Santa Came, Q4 & 2021 Also Up – Forecasting 2022
In November and December the media was all abuzz with the Santa Claus Rally (SCR). Would Santa arrive? Stocks were under mild pressure several times although many pundits repeatedly forecast that the highs were in for the year and there would be no year-end rally. In fact, a 10% correction had already started. Well, we all know how that ended for the bears and naysayers. Not too well. And we all know that there was no accountability for those who were wrong yet again.
Now that the SCR has ended and there is a result, no one seems to care about it. That’s very typical. If you are keeping score at home, the SCR which is technically the final five trading days of the year and first two of the new year, yielded +1.43%. Revisiting Yale Hirsch’s old adage, “Should Santa Claus fail to call, bears will come to Broad and Wall”, we see that there is no warning of a decline in 2022. My own research didn’t yield the same conclusion as Yale’s as it’s not a bear market that lies ahead, but rather a first half decline that was usually in Q1.
I have daily stock market data back to 1926 and while I could go all the way almost 100 years, I chose not to. I have always said that markets morph and evolve. What happened that far back when stocks traded on Saturdays and were closed for war has absolutely no bearing on today. Lots of folks use data since 1950. I do as well for some studies and when I am not lazy. My favorite periods to use are since 1990 and since 2000. I think a whole lot changed after the crash of 1987 and then again in 2001 and 2007.
Since 1990, a positive SCR has led to a positive following year 20 out of 24 times or 83% of the time. This seems too good to be true on the surface. 83% hit rate? That turns your head as an investor. It’s also where the average person would stop their research. The problem is that it isn’t compared to any random period. Since 1990 24/31 years or 77% of the years have been up. 82% versus 77% doesn’t seem so powerful now, does it? In fact, if one more year since 1990 was up instead of down, we are now talking about something that is basically a coin flip. What that all means is that a positive SCR is statistically insignificant in forecasting the next year’s positivity.
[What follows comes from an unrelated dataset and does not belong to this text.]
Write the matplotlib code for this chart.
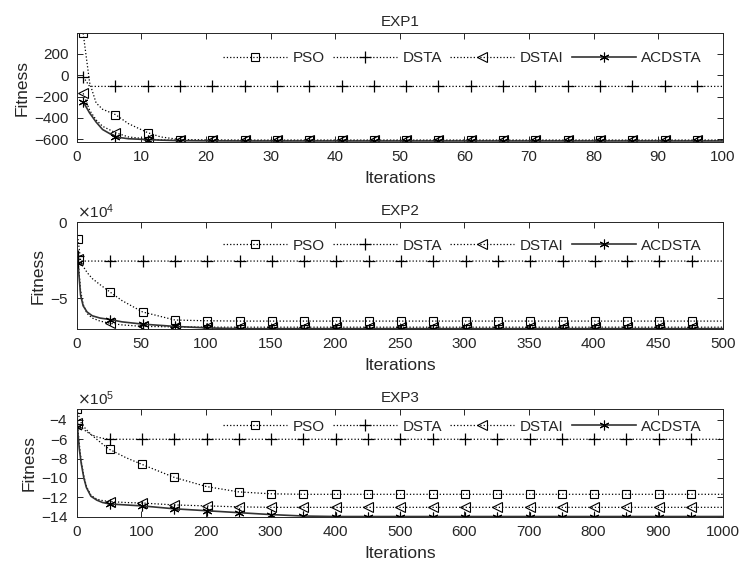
import numpy as np
import matplotlib
matplotlib.use("Agg")
from matplotlib import pyplot as plt

plt.rcParams['font.family'] = ['Liberation Sans', 'DejaVu Sans']

names = ["PSO", "DSTA", "DSTAI", "ACDSTA"]

# EXP1: iterations, markers every 5 iterations from 1
it1 = [1, 2, 3, 4, 6, 8, 11, 13, 16, 21, 26, 31, 36, 41, 46, 51, 56, 61, 66, 71, 76, 81, 86, 91, 96, 100]
pso1 = [394, -70, -260, -320, -370, -455, -540, -580, -605, -608, -610, -610, -610, -610, -610, -610, -610,
        -610, -610, -610, -610, -610, -610, -610, -610, -610]
dsta1 = [-15, -105, -105, -105, -105, -105, -105, -105, -105, -105, -105, -105, -105, -105, -105, -105, -105,
         -105, -105, -105, -105, -105, -105, -105, -105, -105]
dstai1 = [-170, -330, -420, -480, -540, -580, -600, -608, -612, -613, -613, -613, -613, -613, -613, -613, -613,
          -613, -613, -613, -613, -613, -613, -613, -613, -613]
acd1 = [-250, -355, -440, -510, -580, -597, -605, -610, -615, -617, -618, -618, -618, -618, -618, -618, -618,
        -618, -618, -618, -618, -618, -618, -618, -618, -618]

# EXP2: markers every 25 iterations from 1
it2 = [1, 3, 5, 8, 12, 18, 26, 35, 51, 76, 101, 126, 151, 176, 201, 226, 251, 276, 301, 326, 351, 376, 401,
       426, 451, 476, 500]
pso2 = [-1.1e4, -2.5e4, -2.9e4, -3.3e4, -3.7e4, -4.1e4, -4.6e4, -5.15e4, -5.9e4, -6.43e4, -6.48e4, -6.5e4,
        -6.5e4, -6.5e4, -6.5e4, -6.5e4, -6.5e4, -6.5e4, -6.5e4, -6.5e4, -6.5e4, -6.5e4, -6.5e4, -6.5e4,
        -6.5e4, -6.5e4, -6.5e4]
dsta2 = [-2.2e4, -2.55e4, -2.55e4, -2.55e4, -2.55e4, -2.55e4, -2.55e4, -2.55e4, -2.55e4, -2.55e4, -2.55e4,
         -2.55e4, -2.55e4, -2.55e4, -2.55e4, -2.55e4, -2.55e4, -2.55e4, -2.55e4, -2.55e4, -2.55e4, -2.55e4,
         -2.55e4, -2.55e4, -2.55e4, -2.55e4, -2.55e4]
dstai2 = [-2.4e4, -4.5e4, -5.4e4, -6.0e4, -6.3e4, -6.5e4, -6.65e4, -6.75e4, -6.85e4, -6.88e4, -6.9e4, -6.9e4,
          -6.9e4, -6.9e4, -6.9e4, -6.9e4, -6.9e4, -6.9e4, -6.9e4, -6.9e4, -6.9e4, -6.9e4, -6.9e4, -6.9e4,
          -6.9e4, -6.9e4, -6.9e4]
acd2 = [-2.7e4, -4.8e4, -5.5e4, -5.9e4, -6.15e4, -6.3e4, -6.4e4, -6.55e4, -6.7e4, -6.85e4, -6.95e4, -7.0e4,
        -7.0e4, -7.0e4, -7.0e4, -7.0e4, -7.0e4, -7.0e4, -7.0e4, -7.0e4, -7.0e4, -7.0e4, -7.0e4, -7.0e4,
        -7.0e4, -7.0e4, -7.0e4]

# EXP3: markers every 50 iterations from 1
it3 = [1, 4, 7, 11, 15, 22, 31, 40, 51, 76, 101, 151, 201, 251, 301, 351, 401, 451, 501, 551, 601, 651, 701,
       751, 801, 851, 901, 951, 1000]
pso3 = [-2.9e5, -3.8e5, -4.3e5, -4.7e5, -5.0e5, -5.5e5, -6.0e5, -6.5e5, -7.05e5, -7.9e5, -8.6e5, -9.95e5,
        -10.9e5, -11.45e5, -11.65e5, -11.7e5, -11.7e5, -11.7e5, -11.7e5, -11.7e5, -11.7e5, -11.7e5, -11.7e5,
        -11.7e5, -11.7e5, -11.7e5, -11.7e5, -11.7e5, -11.7e5]
dsta3 = [-4.4e5, -4.6e5, -4.8e5, -5.0e5, -5.2e5, -5.5e5, -5.75e5, -5.9e5, -6.0e5, -6.0e5, -6.0e5, -6.0e5,
         -6.0e5, -6.0e5, -6.0e5, -6.0e5, -6.0e5, -6.0e5, -6.0e5, -6.0e5, -6.0e5, -6.0e5, -6.0e5, -6.0e5,
         -6.0e5, -6.0e5, -6.0e5, -6.0e5, -6.0e5]
dstai3 = [-4.3e5, -6.5e5, -8.3e5, -9.8e5, -10.9e5, -11.8e5, -12.2e5, -12.35e5, -12.45e5, -12.55e5, -12.6e5,
          -12.8e5, -12.9e5, -13.0e5, -13.05e5, -13.05e5, -13.05e5, -13.05e5, -13.05e5, -13.05e5, -13.05e5,
          -13.05e5, -13.05e5, -13.05e5, -13.05e5, -13.05e5, -13.05e5, -13.05e5, -13.05e5]
acd3 = [-4.7e5, -7.0e5, -8.5e5, -10.0e5, -11.0e5, -11.9e5, -12.3e5, -12.55e5, -12.7e5, -12.8e5, -12.9e5,
        -13.2e5, -13.4e5, -13.6e5, -13.8e5, -13.95e5, -14.0e5, -14.0e5, -14.0e5, -14.0e5, -14.0e5, -14.0e5,
        -14.0e5, -14.0e5, -14.0e5, -14.0e5, -14.0e5, -14.0e5, -14.0e5]

exps = [
    ("EXP1", it1, [pso1, dsta1, dstai1, acd1], 5, 100, np.arange(0, 101, 10), (-625, 394),
     [-600, -400, -200, 0, 200], None, 0.77),
    ("EXP2", it2, [pso2, dsta2, dstai2, acd2], 25, 500, np.arange(0, 501, 50), (-7.02e4, 0),
     [-5e4, 0], 4, 0.78),
    ("EXP3", it3, [pso3, dsta3, dstai3, acd3], 50, 1000, np.arange(0, 1001, 100), (-14.02e5, -2.9e5),
     [-14e5, -12e5, -10e5, -8e5, -6e5, -4e5], 5, 0.84),
]

styles = [
    dict(ls=':', color='k', lw=0.9, marker='s', ms=6, mfc='none', mec='k', mew=0.8),
    dict(ls=':', color='k', lw=0.9, marker='+', ms=9, mec='k', mew=0.9),
    dict(ls=':', color='k', lw=0.9, marker='<', ms=7, mfc='none', mec='k', mew=0.8),
    dict(ls='-', color='#333333', lw=1.2, marker=(6, 2, 0), ms=7, mec='k', mew=0.8),
]

grey = '#262626'
fig = plt.figure(figsize=(7.42, 5.68), dpi=100)
boxes = [[0.1034, 0.7505, 0.8706, 0.1908],
         [0.1034, 0.4208, 0.8706, 0.1878],
         [0.1034, 0.0903, 0.8706, 0.1890]]

for box, (title, it, series, step, xmax, xt, ylim, yt, order, legy) in zip(boxes, exps):
    ax = fig.add_axes(box)
    it = np.array(it)
    marks = [i for i, v in enumerate(it) if (v - 1) % step == 0 and v < xmax]
    for name, vals, st in zip(names, series, styles):
        ax.plot(it, vals, label=name, markevery=marks, **st)
    ax.set_xlim(0, xmax)
    ax.set_ylim(*ylim)
    ax.set_xticks(xt)
    ax.set_yticks(yt)
    if order is not None:
        ax.ticklabel_format(axis='y', style='sci', scilimits=(order, order), useMathText=True)
        ax.yaxis.get_offset_text().set_fontsize(11)
        ax.yaxis.get_offset_text().set_color(grey)
    ax.tick_params(direction='in', top=True, right=True, length=4, width=0.7,
                   labelsize=11, colors=grey, pad=6)
    for sp in ax.spines.values():
        sp.set_color(grey)
        sp.set_linewidth(0.7)
    ax.set_title(title, fontsize=11, color=grey, pad=5)
    ax.set_xlabel("Iterations", fontsize=12.5, color=grey, labelpad=5)
    ax.set_ylabel("Fitness", fontsize=12.5, color=grey, labelpad=3)
    ax.legend(loc='center right', bbox_to_anchor=(0.968, legy), ncol=4, frameon=False,
              fontsize=11, handlelength=4.2, handletextpad=0.35, columnspacing=0.55,
              borderpad=0, borderaxespad=0, numpoints=1, labelcolor=grey)

fig.savefig("out.png", dpi=100)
Going one step further, let’s look at years where SCR, Q4 and the calendar year were all positive. That happened 16 times since 1990. 14 of those years, or 88%, led to positive year ahead versus 77% on a random basis. 1990 and 2018 were the failures. Both of those years saw declines of at least 10% by April.
What does this all say for 2022?
There is an 88% chance of an up year which is only reinforced if there is no 10%+ stock market correction by April 30th. With that, we also want to be on the lookout for a Q1 decline that breaches the lowest levels of Q4 2021, 4279 in this case. That scenario would also confirm a more difficult 2022 for equities.